Stimulus Plan Has Funding For Medical, Scientific Research
WASHINGTON (Dow Jones)--Medical and scientific research would receive about $10 billion of an $825 billion fiscal stimulus package unveiled Thursday by House Democrats. The plan would beef up funding for a host of projects, from updating air traffic control systems to countering a potentially devastating flu pandemic.
The National Science Foundation would receive a big chunk of the funding, as the plan calls for $3 billion to help it add staff, buy equipment and build and repair research facilities.
Under the plan, another $3.5 billion would be directed to the National Institutes of Health, with $1.5 billion targeted to biomedical research into cancer, Alzheimer's, Parkinson's, heart disease and other illnesses.
Separately, the NIH would get $1.5 billion to renovate university research facilities and help those labs compete for biomedical research grants.The U.S. Centers for Disease Control and Prevention would receive $462 million for building and construction and for renovations to the National Institute for Occupational Safety and Health
, according to a summary of the plan released Thursday. Another $900 million would be devoted to preparing for an influenza pandemic, developing medical countermeasures for chemical, biological, radiological, and nuclear attacks, and for computer security at the U.S. Department of Health and Human Services.

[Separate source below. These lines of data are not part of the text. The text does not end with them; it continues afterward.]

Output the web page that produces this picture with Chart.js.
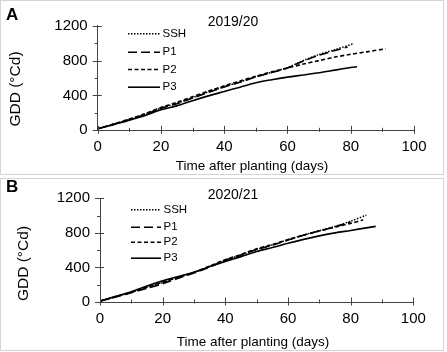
<!DOCTYPE html>
<html>
<head>
<meta charset="utf-8">
<script src="https://cdn.jsdelivr.net/npm/chart.js@4.4.1/dist/chart.umd.min.js"></script>
<style>
  html, body { margin: 0; padding: 0; background: #fff; }
  body { width: 447px; height: 352px; position: relative; overflow: hidden; }
  .box { position: absolute; border: 1px solid #d4d4d4; box-sizing: border-box; }
  canvas { position: absolute; left: 0; }
</style>
</head>
<body>
<div class="box" style="left:0;top:0;width:444px;height:175px;"></div>
<div class="box" style="left:0;top:178px;width:444px;height:173px;"></div>
<canvas id="cA" width="447" height="176" style="top:0"></canvas>
<canvas id="cB" width="447" height="176" style="top:176px"></canvas>
<script>
// ---------- DATA ----------
const seriesNames = ['SSH', 'P1', 'P2', 'P3'];
const xTickLabels = [0, 20, 40, 60, 80, 100];
const yTickLabels = [0, 400, 800, 1200];

// Panel A : 2019/20
const daysA_SSH = [0, 5, 10, 15, 20, 25, 30, 35, 40, 45, 50, 55, 60, 65, 70, 75, 81];
const gddA_SSH  = [18, 70, 125, 185, 255, 310, 375, 440, 500, 555, 615, 665, 720, 800, 870, 925, 995];
const daysA_P1  = [0, 5, 10, 15, 20, 25, 30, 35, 40, 45, 50, 55, 60, 65, 70, 75, 79];
const gddA_P1   = [18, 68, 122, 182, 252, 305, 370, 435, 497, 552, 612, 662, 715, 795, 862, 915, 955];
const daysA_P2  = [0, 5, 10, 15, 20, 25, 30, 35, 40, 45, 50, 55, 60, 65, 70, 75, 80, 85, 91];
const gddA_P2   = [18, 72, 130, 190, 262, 320, 385, 450, 510, 565, 620, 670, 715, 760, 800, 840, 872, 900, 935];
const daysA_P3  = [0, 5, 10, 15, 20, 25, 30, 35, 40, 45, 50, 55, 60, 65, 70, 75, 80, 82];
const gddA_P3   = [18, 65, 115, 170, 235, 280, 340, 395, 445, 495, 545, 580, 610, 635, 660, 690, 720, 730];

// Panel B : 2020/21
const daysB_SSH = [0, 5, 10, 15, 20, 25, 30, 35, 40, 45, 50, 55, 60, 65, 70, 75, 80, 85];
const gddB_SSH  = [10, 60, 112, 170, 225, 285, 340, 410, 485, 545, 610, 660, 720, 775, 825, 875, 935, 1005];
const daysB_P1  = [0, 5, 10, 15, 20, 25, 30, 35, 40, 45, 50, 55, 60, 65, 70, 75, 80];
const gddB_P1   = [10, 58, 108, 160, 210, 275, 335, 405, 482, 542, 607, 657, 717, 772, 822, 870, 925];
const daysB_P2  = [0, 5, 10, 15, 20, 25, 30, 35, 40, 45, 50, 55, 60, 65, 70, 75, 80, 84];
const gddB_P2   = [10, 62, 115, 172, 230, 290, 345, 415, 490, 550, 615, 665, 722, 775, 822, 866, 910, 950];
const daysB_P3  = [0, 5, 10, 15, 20, 25, 30, 35, 40, 45, 50, 55, 60, 65, 70, 75, 80, 85, 88];
const gddB_P3   = [10, 65, 118, 185, 245, 295, 345, 410, 470, 525, 585, 630, 680, 725, 765, 800, 828, 858, 875];

// ---------- STYLE ----------
const FONT = '"Liberation Sans", Arial, Helvetica, sans-serif';
const styles = {
  SSH: { borderDash: [1.5, 1.5], borderWidth: 1.5 },
  P1:  { borderDash: [9, 4],     borderWidth: 1.6 },
  P2:  { borderDash: [4, 2.5],   borderWidth: 1.6 },
  P3:  { borderDash: [],         borderWidth: 1.6 }
};

function pts(xs, ys) { return xs.map((x, i) => ({ x: x, y: ys[i] })); }

function makeDatasets(list) {
  return list.map(([name, xs, ys]) => ({
    label: name,
    data: pts(xs, ys),
    borderColor: '#000',
    backgroundColor: '#000',
    borderWidth: styles[name].borderWidth,
    borderDash: styles[name].borderDash,
    pointRadius: 0,
    tension: 0.3,
    fill: false
  }));
}

function makeChart(canvasId, cfg) {
  const decor = {
    id: 'decor',
    afterDraw(chart) {
      const ctx = chart.ctx;
      const xs = chart.scales.x, ys = chart.scales.y;
      ctx.save();
      // tick marks
      ctx.strokeStyle = '#444';
      ctx.lineWidth = 1;
      xs.ticks.forEach(t => {
        const px = Math.round(xs.getPixelForValue(t.value)) + 0.5;
        const major = xTickLabels.includes(t.value);
        const y0 = ys.bottom;
        ctx.beginPath();
        ctx.moveTo(px, y0 + (major ? 3.5 : 1.5));
        ctx.lineTo(px, y0 - (major ? 4.5 : 2.5));
        ctx.stroke();
      });
      ys.ticks.forEach(t => {
        const py = Math.round(ys.getPixelForValue(t.value)) + 0.5;
        const major = yTickLabels.includes(t.value);
        const x0 = xs.left;
        ctx.beginPath();
        ctx.moveTo(x0 - (major ? 5 : 3), py);
        ctx.lineTo(x0 + (major ? 4 : 0), py);
        ctx.stroke();
      });
      ctx.fillStyle = '#000';
      // panel letter
      ctx.font = 'bold 17px ' + FONT;
      ctx.textBaseline = 'alphabetic';
      ctx.textAlign = 'left';
      ctx.fillText(cfg.letter, cfg.letterX, cfg.letterY);
      // title
      ctx.font = '14px ' + FONT;
      ctx.textAlign = 'center';
      ctx.fillText(cfg.title, cfg.titleX, cfg.titleY);
      // x axis title
      ctx.font = '13.5px ' + FONT;
      ctx.fillText('Time after planting (days)', cfg.xTitleX, cfg.xTitleY);
      // y axis title
      ctx.save();
      ctx.font = '15.5px ' + FONT;
      ctx.translate(cfg.yTitleX, cfg.yTitleY);
      ctx.rotate(-Math.PI / 2);
      ctx.textAlign = 'center';
      ctx.textBaseline = 'middle';
      ctx.fillText('GDD (°Cd)', 0, 0);
      ctx.restore();
      // legend
      ctx.font = '11.5px ' + FONT;
      ctx.textAlign = 'left';
      ctx.textBaseline = 'middle';
      chart.data.datasets.forEach((ds, i) => {
        const y = cfg.legY[i];
        ctx.beginPath();
        ctx.setLineDash(ds.borderDash);
        ctx.lineWidth = ds.borderWidth;
        ctx.strokeStyle = '#000';
        ctx.moveTo(cfg.legX0, y + 0.5);
        ctx.lineTo(cfg.legX1, y + 0.5);
        ctx.stroke();
        ctx.setLineDash([]);
        ctx.fillText(ds.label, cfg.legX1 + 2.5, y + 0.5);
      });
      ctx.restore();
    }
  };

  return new Chart(document.getElementById(canvasId), {
    type: 'line',
    data: { datasets: makeDatasets(cfg.series) },
    options: {
      responsive: false,
      animation: false,
      layout: { padding: { left: 0, right: 447 - cfg.right, top: cfg.top, bottom: 0 } },
      plugins: { legend: { display: false }, tooltip: { enabled: false }, title: { display: false } },
      scales: {
        x: {
          type: 'linear', min: 0, max: 100,
          grid: { display: false, drawTicks: false },
          border: { display: true, color: '#444', width: 1 },
          ticks: {
            stepSize: 10, autoSkip: false, maxRotation: 0, padding: 8,
            color: '#000', font: { family: FONT, size: 15 },
            callback: v => xTickLabels.includes(v) ? String(v) : ''
          },
          afterFit: s => { s.height = 176 - cfg.bottom; }
        },
        y: {
          type: 'linear', min: 0, max: 1200,
          grid: { display: false, drawTicks: false },
          border: { display: true, color: '#444', width: 1 },
          ticks: {
            stepSize: 200, autoSkip: false, padding: 10,
            color: '#000', font: { family: FONT, size: 15 },
            callback: v => yTickLabels.includes(v) ? String(v) : ''
          },
          afterFit: s => { s.width = cfg.left; }
        }
      }
    },
    plugins: [decor]
  });
}

makeChart('cA', {
  series: [['SSH', daysA_SSH, gddA_SSH], ['P1', daysA_P1, gddA_P1], ['P2', daysA_P2, gddA_P2], ['P3', daysA_P3, gddA_P3]],
  left: 97.7, right: 414, top: 25.7, bottom: 130.3,
  letter: 'A', letterX: 6, letterY: 20,
  title: '2019/20', titleX: 233, titleY: 26,
  xTitleX: 252, xTitleY: 170,
  yTitleX: 16, yTitleY: 89,
  legX0: 128, legX1: 160, legY: [33.3, 51.7, 69, 86.7]
});

makeChart('cB', {
  series: [['SSH', daysB_SSH, gddB_SSH], ['P1', daysB_P1, gddB_P1], ['P2', daysB_P2, gddB_P2], ['P3', daysB_P3, gddB_P3]],
  left: 100, right: 413.3, top: 22.3, bottom: 126,
  letter: 'B', letterX: 6, letterY: 15.7,
  title: '2020/21', titleX: 233, titleY: 23,
  xTitleX: 253, xTitleY: 170,
  yTitleX: 24, yTitleY: 87.5,
  legX0: 131, legX1: 161, legY: [33.3, 50.7, 65.7, 81.7]
});
</script>
</body>
</html>
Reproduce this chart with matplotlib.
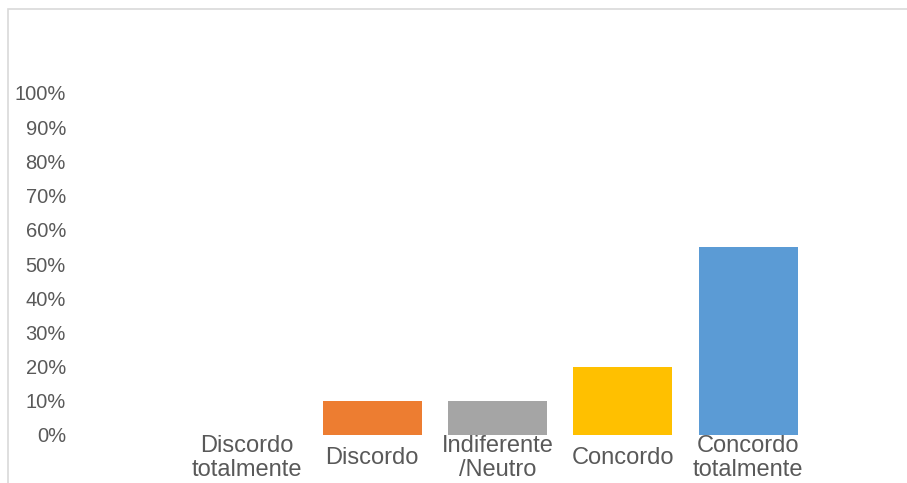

Nearly $2 billion would flow to the U.S. Department of Energy for basic research, including high-energy physics, nuclear physics, and fusion energy science, and for improvements to DOE labs and scientific facilities. The plan also calls for $400 million for the Advanced Research Project Agency for research on energy sources and energy efficiency.
NASA would get an additional $600 million, including $400 million for research on climate change, using satellite sensors that measure solar radiation. Some $50 million would be slated to repair NASA centers damaged by hurricanes and floods last year.
The plan also calls for developing a thermal infrared sensor for the Landsat Continuing Mapper to help with water management
, particularly in western parts of the U.S., and $150 million for research, development, and demonstration to improve aviation safety and air traffic control.NOAA, the National Oceanic and Atmospheric Administration would receive $600 million for satellite development and acquisitions, including climate sensors and climate modeling systems.
In addition, the plan would provide $300 million to the National Institute of Standards and Technology, mostly for construction grants for research science buildings at colleges, universities and other research facilities.
Another $209 million would be directed to agricultural research
and the U.S. Geological Survey would get $200 million to modernize and repair its labs, expand its computing capacity and improve its earthquake monitoring systems.